Formally, let \(x \in \mathbb{R}^{768 \times 1}\) be the feature vector, that is, the direct input that came from the fine-tuned DistilBERT instance that goes into the fully-connected flow; \(H\) be the depth-padded hierarchy object for which \(|H|\) represents its depth, \(C_H\) be the set of classes in H where \(C_{H_h}\) represents the set of classes at level \(h\); \(W\) and \(b\) be the set of weights and biases where \(W_h \in \mathbb{R}^{|C_{H_h}| \times |A^{h-1}|}\) and \(b_h \in \mathbb{R}^{|A^{h-1}| \times 1}\) are the weights and biases of layer \(h\), respectively; \(z^h \in \mathbb{R}^{|C_{H_h}| \times 1}\) represents the linear output from layer \(h\), \(A^h = \phi(z^h)\) being the hidden nonlinear output with \(\phi\) being a hidden nonlinear activation function (such as ReLU or tanh); and \(P^h = \psi(z^h)\) being the output scores for classes of level \(h\) in hierarchy \(H\), with \(\psi\) being the output nonlinear activation function, which in this case is the typical LogSoftmax function.

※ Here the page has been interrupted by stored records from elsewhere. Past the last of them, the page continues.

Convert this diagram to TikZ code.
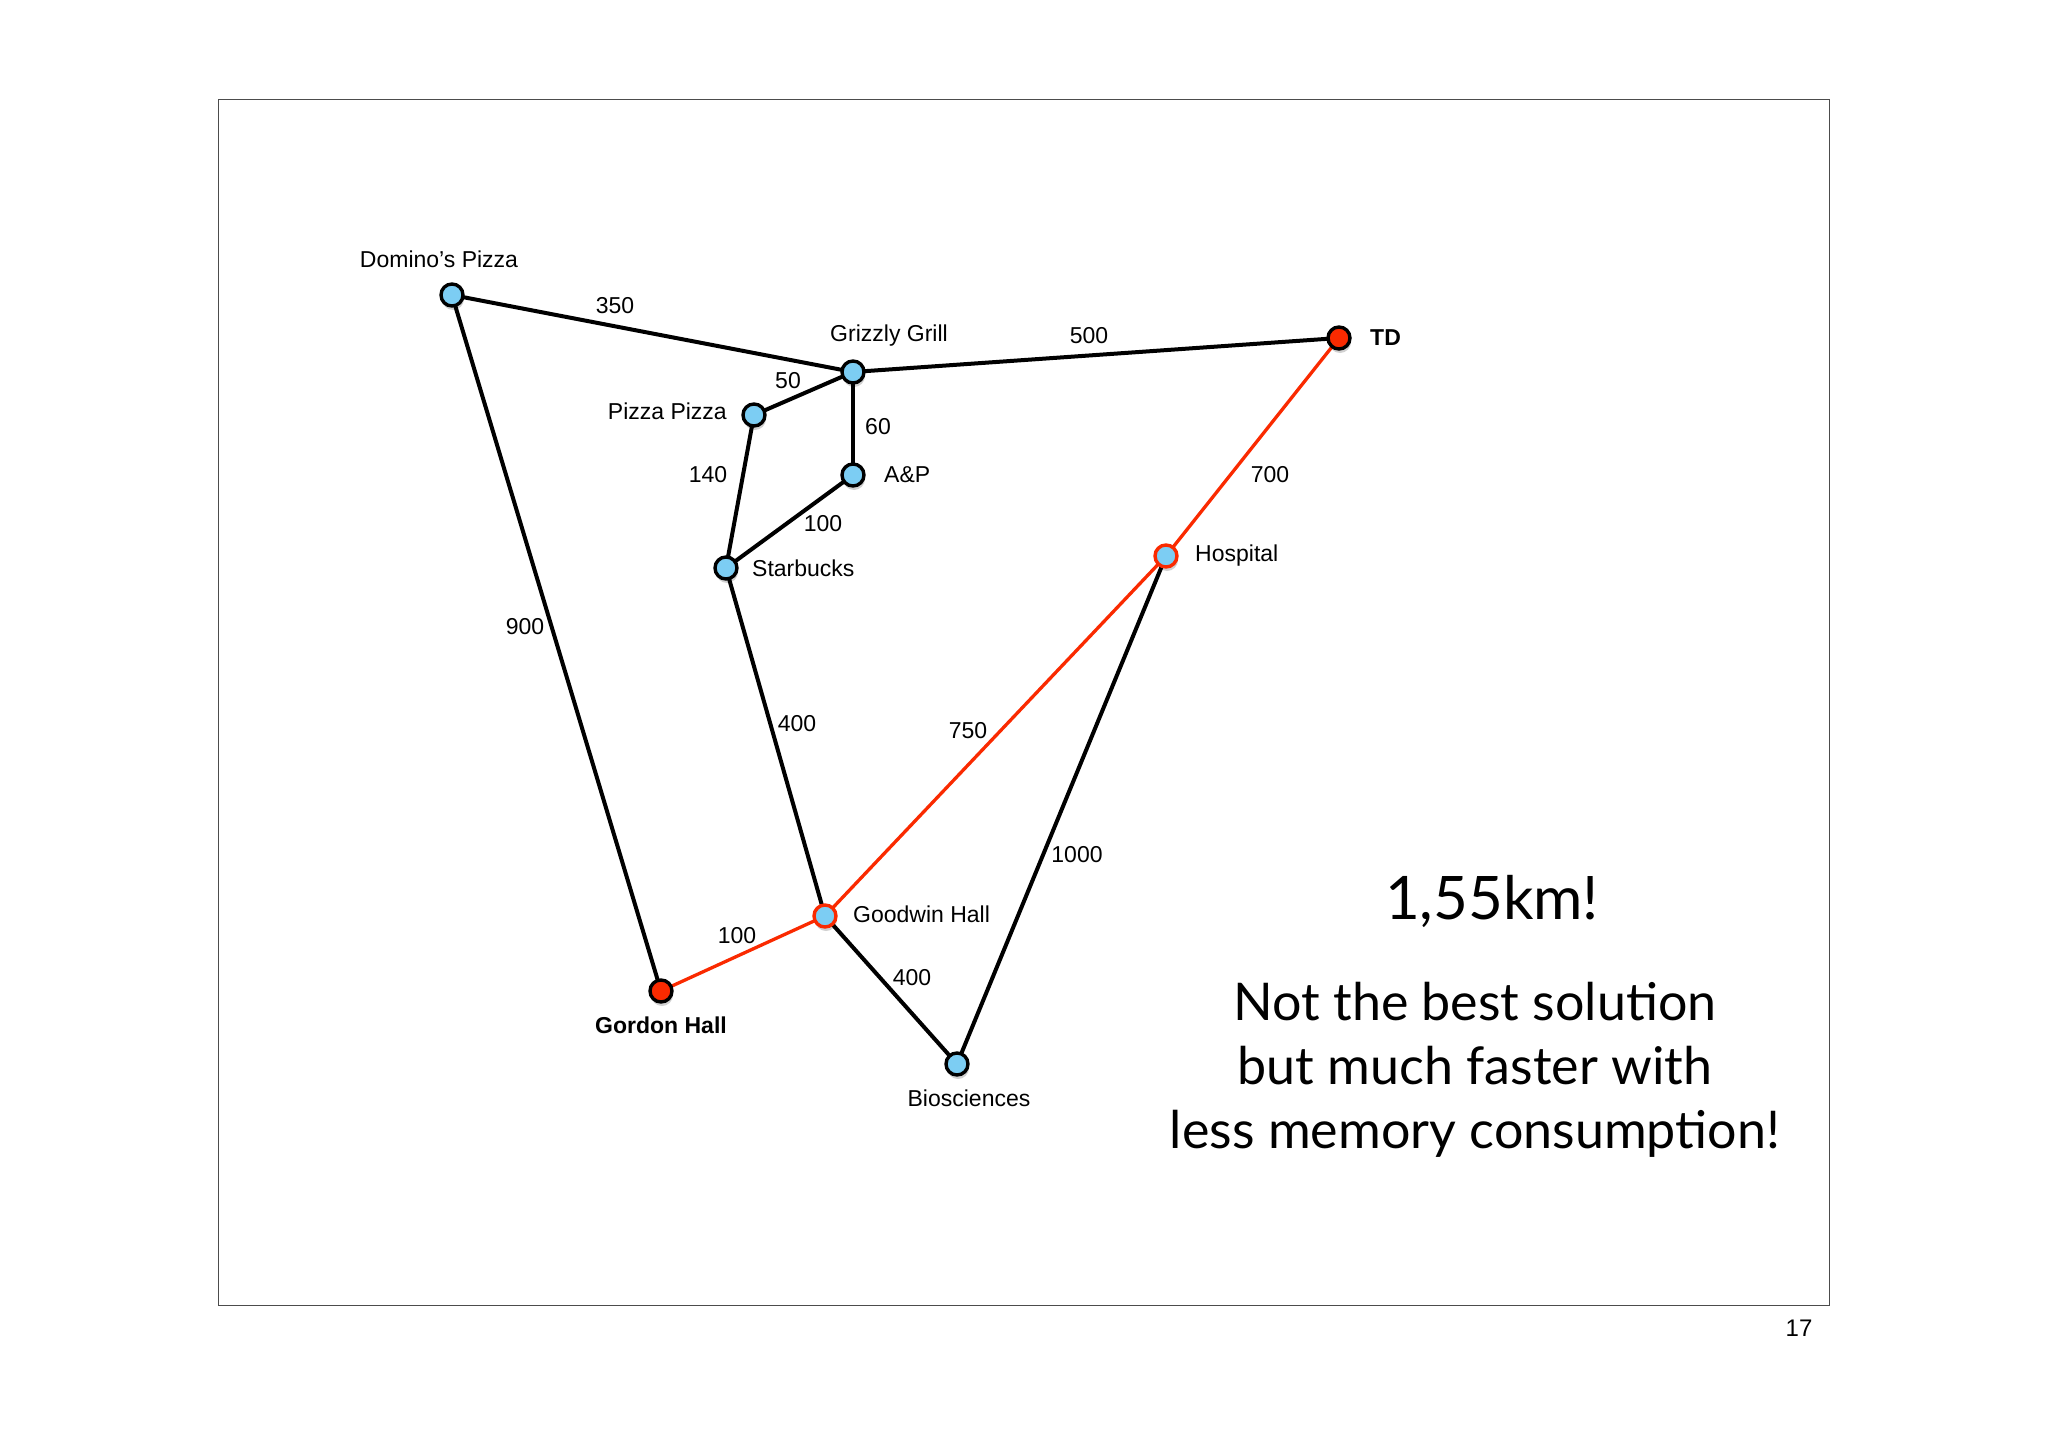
\documentclass[tikz,border=0pt]{standalone}
\usepackage{fontspec}
\setmainfont{Liberation Sans}
\newfontfamily\gillfont{Lato}
\usetikzlibrary{backgrounds,shadows}
\definecolor{skyb}{RGB}{124,205,243}
\definecolor{redpath}{RGB}{250,42,0}
\pgfdeclarelayer{paper}
\pgfsetlayers{paper,background,main}
\begin{document}
\begin{tikzpicture}[x=1pt,y=-1pt,
  city/.style={circle, draw=black, line width=3.4pt, fill=skyb, minimum size=22pt, inner sep=0pt,
    drop shadow={shadow xshift=1pt, shadow yshift=-4pt, opacity=0.18, fill=black}},
  redcity/.style={city, fill=redpath},
  redring/.style={city, draw=redpath},
  lbl/.style={font=\fontsize{23}{27}\selectfont, inner sep=0pt},
  blbl/.style={lbl, font=\fontsize{23}{27}\selectfont\bfseries},
  wt/.style={font=\fontsize{23}{27}\selectfont, inner sep=0pt},
  road/.style={draw=black, line width=4pt},
  redroad/.style={draw=redpath, line width=3.3pt},
  big/.style={font=\gillfont\fontsize{52}{64}\selectfont, inner sep=0pt}]
\useasboundingbox (0,0) rectangle (2048,1447);
\begin{pgfonlayer}{paper}
\fill[white] (0,0) rectangle (2048,1447);
\end{pgfonlayer}
\node[draw=black!70, line width=1.2pt, minimum width=1611pt, minimum height=1206pt, anchor=north west, inner sep=0pt] (frame) at (218,99) {};

% nodes
\node[city] (dom) at (452,295) {};
\node[city] (griz) at (853,372) {};
\node[city] (pizza) at (754,415) {};
\node[city] (ap) at (853,475) {};
\node[city] (star) at (726,568) {};
\node[redcity] (td) at (1339,338) {};
\node[redring] (hosp) at (1166,556) {};
\node[redring] (good) at (825,916) {};
\node[redcity] (gord) at (661,991) {};
\node[city] (bio) at (957,1064) {};

% edges
\begin{pgfonlayer}{background}
\draw[road] (dom.center) -- (griz.center);
\draw[road] (griz.center) -- (td.center);
\draw[road] (griz.center) -- (pizza.center);
\draw[road] (griz.center) -- (ap.center);
\draw[road] (pizza.center) -- (star.center);
\draw[road] (ap.center) -- (star.center);
\draw[road] (dom.center) -- (gord.center);
\draw[road] (star.center) -- (good.center);
\draw[road] (hosp.center) -- (bio.center);
\draw[road] (good.center) -- (bio.center);
\draw[redroad] (good.center) -- (hosp.center);
\draw[redroad] (td.center) -- (hosp.center);
\draw[redroad] (good.center) -- (gord.center);
\end{pgfonlayer}

% city labels
\node[lbl] (ldom) at (439,259) {Domino's Pizza};
\node[lbl] (lgriz) at (889,336) {Grizzly Grill};
\node[lbl, anchor=east] (lpizza) at (727,411) {Pizza Pizza};
\node[lbl, anchor=west] (lap) at (884,475) {A\&P};
\node[lbl, anchor=west] (lstar) at (752,568) {Starbucks};
\node[blbl, anchor=west] (ltd) at (1370,338) {TD};
\node[lbl, anchor=west] (lhosp) at (1195,556) {Hospital};
\node[lbl, anchor=west] (lgood) at (853,914) {Goodwin Hall};
\node[blbl] (lgord) at (661,1025) {Gordon Hall};
\node[lbl] (lbio) at (969,1098) {Biosciences};

% weights
\node[wt] (w350) at (615,306) {350};
\node[wt] (w500) at (1089,336) {500};
\node[wt] (w50) at (788,381) {50};
\node[wt] (w60) at (878,427) {60};
\node[wt] (w140) at (708,475) {140};
\node[wt] (w100a) at (823,524) {100};
\node[wt] (w900) at (525,627) {900};
\node[wt] (w400a) at (797,724) {400};
\node[wt] (w750) at (968,731) {750};
\node[wt] (w700) at (1270,475) {700};
\node[wt] (w1000) at (1077,855) {1000};
\node[wt] (w100b) at (737,936) {100};
\node[wt] (w400b) at (912,978) {400};

% right text
\node[big, font=\gillfont\fontsize{60}{70}\selectfont, anchor=base] (km) at (1492,919) {1,55km!};
\node[big, anchor=base] (msg1) at (1475,1020) {Not the best solution};
\node[big, anchor=base] (msg2) at (1475,1084) {but much faster with};
\node[big, anchor=base] (msg3) at (1475,1148) {less memory consumption!};

\node[font=\fontsize{24}{28}\selectfont, inner sep=0pt] (page) at (1799,1328) {17};
\end{tikzpicture}
\end{document}
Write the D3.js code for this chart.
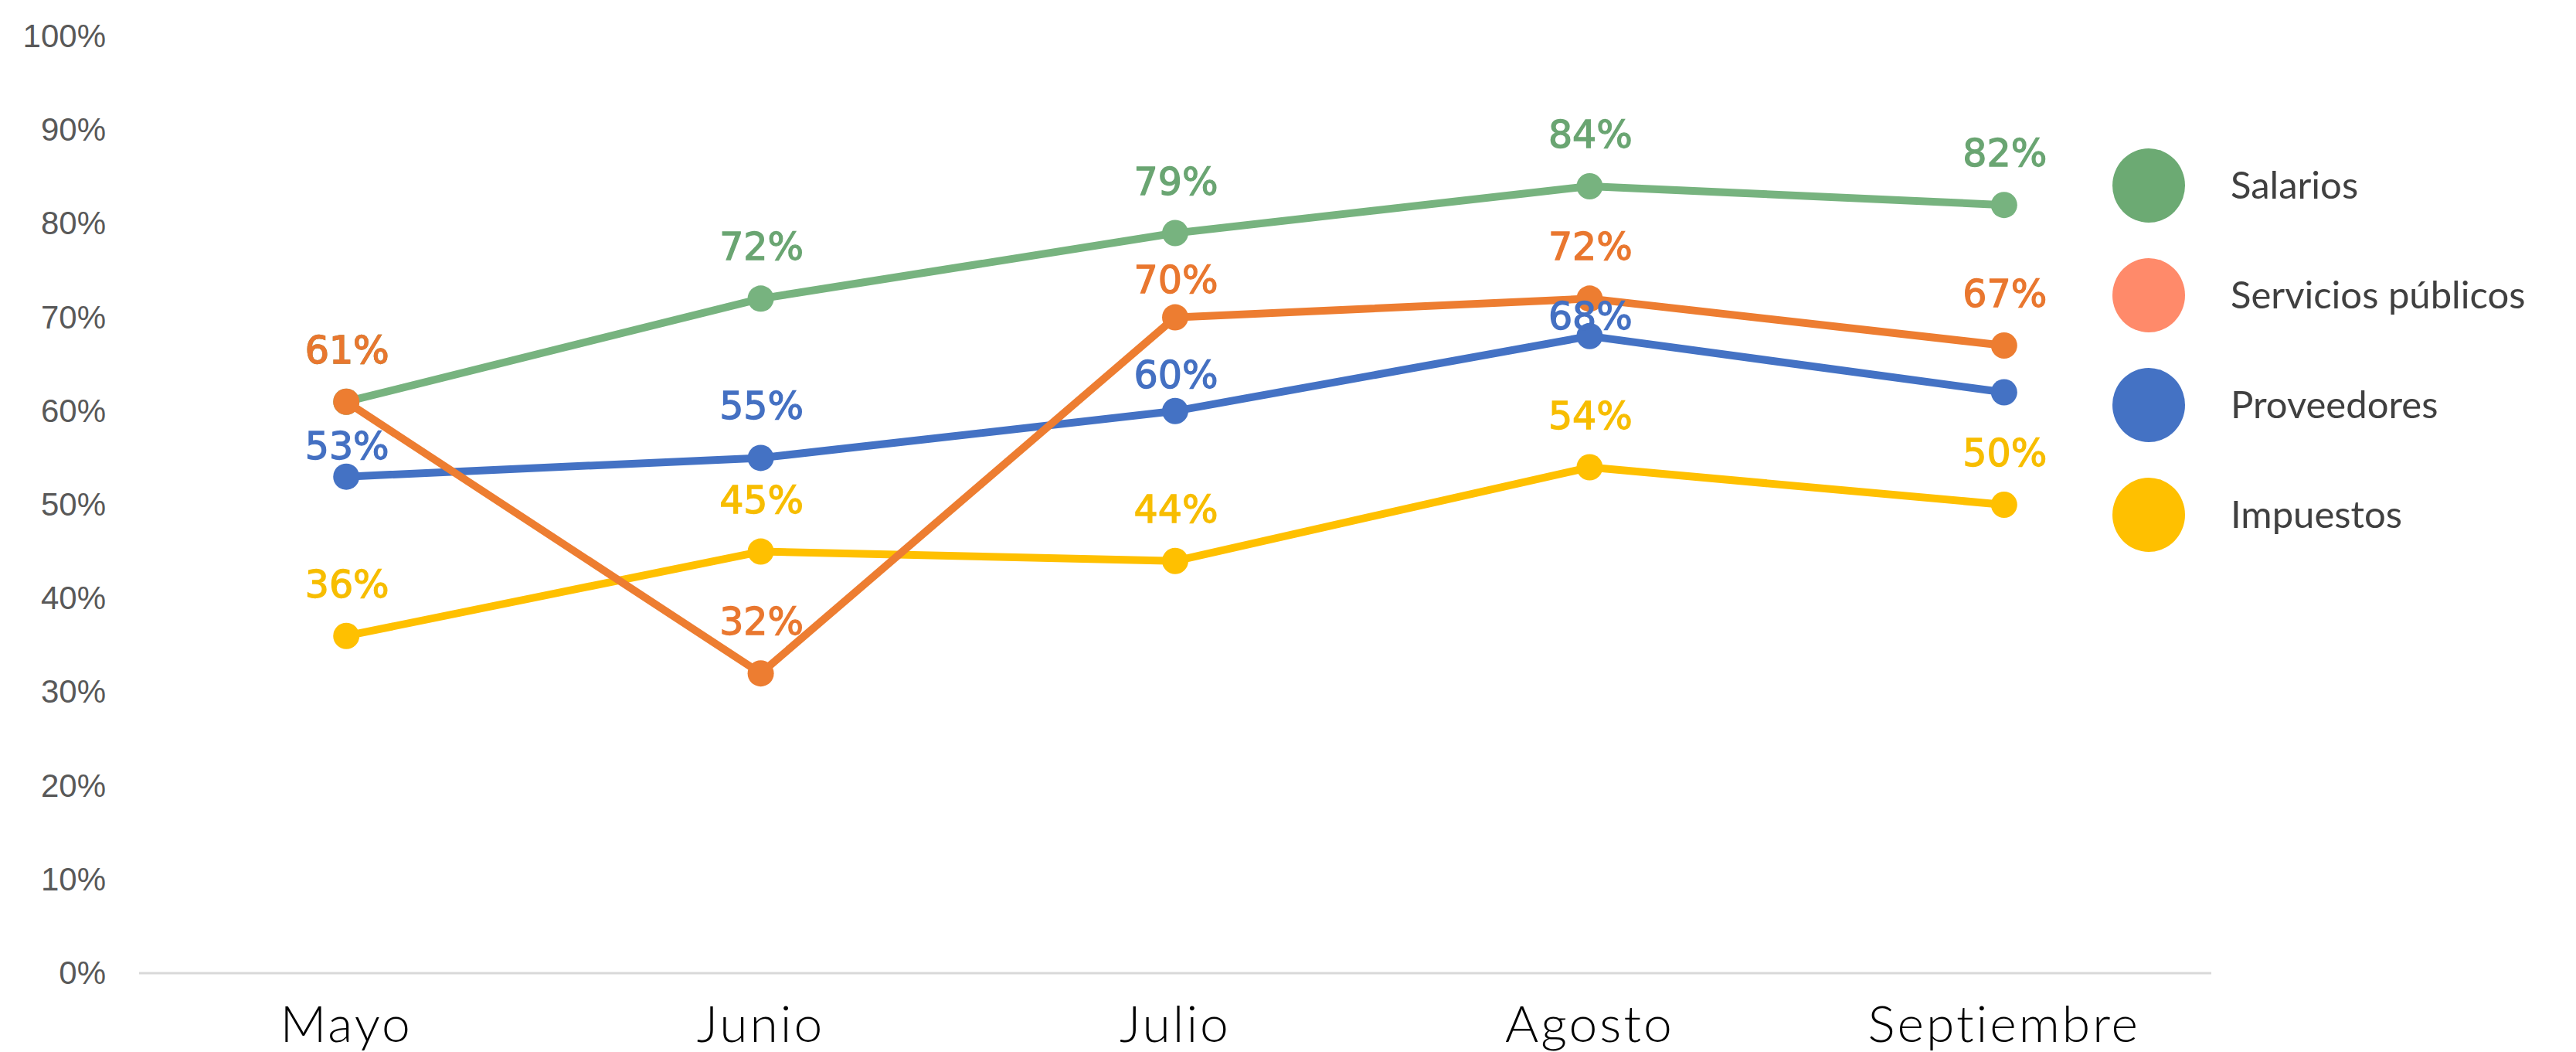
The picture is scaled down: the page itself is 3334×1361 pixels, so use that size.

DB-BHCN’s data flow is relatively straightforward. The input text is first encoded by a fine-tuned DistilBERT instance into \(x\). This enters the first fully-connected level, which produces \(z_1\), which is then transformed by \(\phi\) and \(\psi\) into \(A_1\) and \(P_1\), respectively:

\[z^1 = W^1x + b^1\]
\[A^1 = \phi(z^1)\]
\[P^1 = \psi(z^1)\]

Then, for each non-leaf layer \(0 < h \neq |H|\), the same happens, with a small difference from the input layer in that the previous output is also concatenated with the original feature vector:

\[z^h = W^h(x ++ A^{h - 1}) + b^{h}\]
\[A^h = \phi(z^h)\]
\[P^h = \psi(z^h)\]

where, \(W^h \in \mathbb{R}^{|C_{H_h}| \times (|x| + |A^{h - 1}|)}\). The last layer (where \(h = |H|\)) does not produce A^{|H|} as there is no further layer after it. Layer normalisation and dropout are performed in said order but not shown here for clarity. For indexing classes, each hierarchical level’s label indexing starts from zero, and the hierarchical label is then represented as an ordered list of indices. The complete classification for each example is the concatenation of one-hot vectors from each level.